Elena Bogeva: With wine, we are born and with wine, we die

Elena Bogeva is the next woman in our series celebrating exceptional women in the wine industry. She shares her insights on the unique qualities women bring to winemaking, the creative process behind every bottle, and the beautiful experiences that come with this passion. Dive into her journey and discover her thoughts on what makes this industry so special. Check the interview below.


What is wine for you? 

With wine, we are born and with wine, we die. It’s in our veins, as the Bible teaches us. If you come from a wine region and your education depended on the vineyards—where the wine is born—then that is EVERYTHING in your life. Wine is a passion and once you try it, there’s no going back.


How did you enter the wine industry? 

I have been in this business since 2005, a time when there was the largest expansion of the wine business in Macedonia, including 22 vintages so far, two of which were in New Zealand and one in Germany. As a graduated viticulturist, my first job was at Kraslka Winery in Demir Kapija. I had the opportunity to work with an experienced consultant who mentored me, and the winery was led by visionaries who made the winery complete from grape to bottle. Thus, year by year, from harvest to harvest, you become more experienced in the work and richer in friends.

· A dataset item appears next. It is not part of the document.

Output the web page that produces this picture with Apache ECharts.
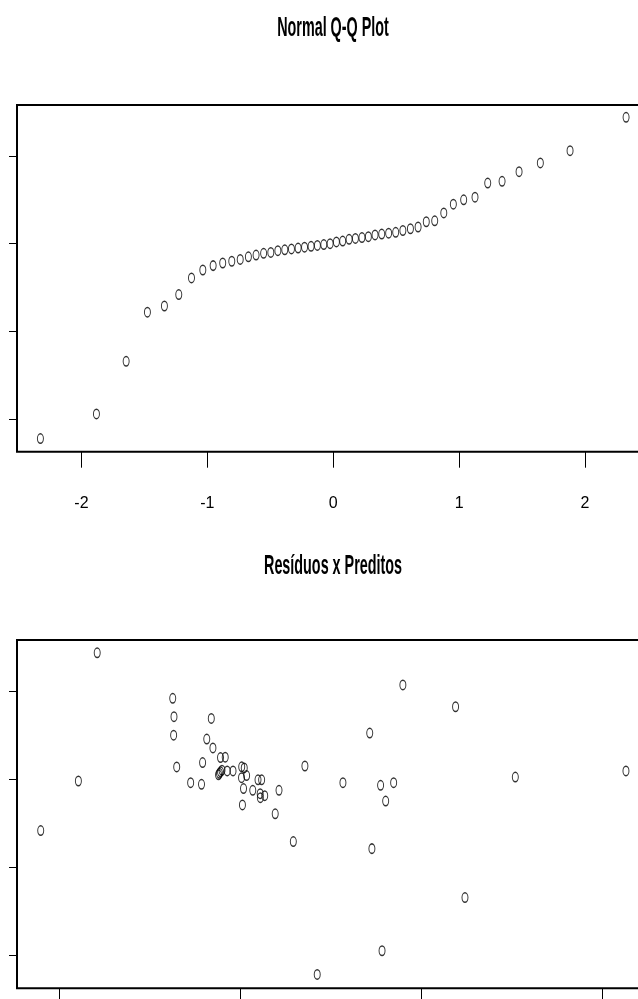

What is your philosophy in making wine, and how is it reflected in your product?

Wine is approached as if it is a living being—to be nurtured, given direction, and guided. Wine is born with half the credit going to the viticulturist and the other half to the oenologist because it has its youth, which you mostly strive to direct. Then it matures, ages, and after several years, it fades away. How long it will last depends on you as a creator and oenologist, and also on the person who needs to sell it. It sells when it reaches full maturity. Therefore, each year, the approach to wine differs; each vintage is different from the previous, demanding research and procedures to monitor the grapes, their terroir, climate, etc.


How important do you consider education and training in the wine industry, and are there any special programs for women?

Education is a further enhancement of what we carry within us, what is our passion. Wine is a constant exploration, often experimenting, attending fairs, tastings, and other wine-related events—all part of education. Wine education doesn’t stop when you graduate; on the contrary, what attracts you to it is precisely the exploration and continuous improvement, reading, attending courses, conferences… To keep pace with the rest of the wine world, with wine styles, it is necessary to constantly follow prestigious fairs, keep up with wine magazines, and lately, online portals. Are there special programs for women? What we do today was considered a man’s job 50 years ago, but many generations of women before us have fought, and thus we have proved that we as women are more creative, more perfectionist in creating and crafting a wine.


What advice would you give to young women who want to enter the wine business?

Women have a more refined taste, style, and just need love to be the creators of wine. In this business, there may not be a lot of money but there are many travels, countless friends, social gatherings, and beautiful experiences. Wine brings people from all corners of the world together to comment on it, to test and analyze, to explore the wine. If you want to do something creative that not only you and your friends will enjoy the wine, and if you do it with love, not because it’s trendy, then do the best you can. In this business, there’s a lot, just no time for oneself.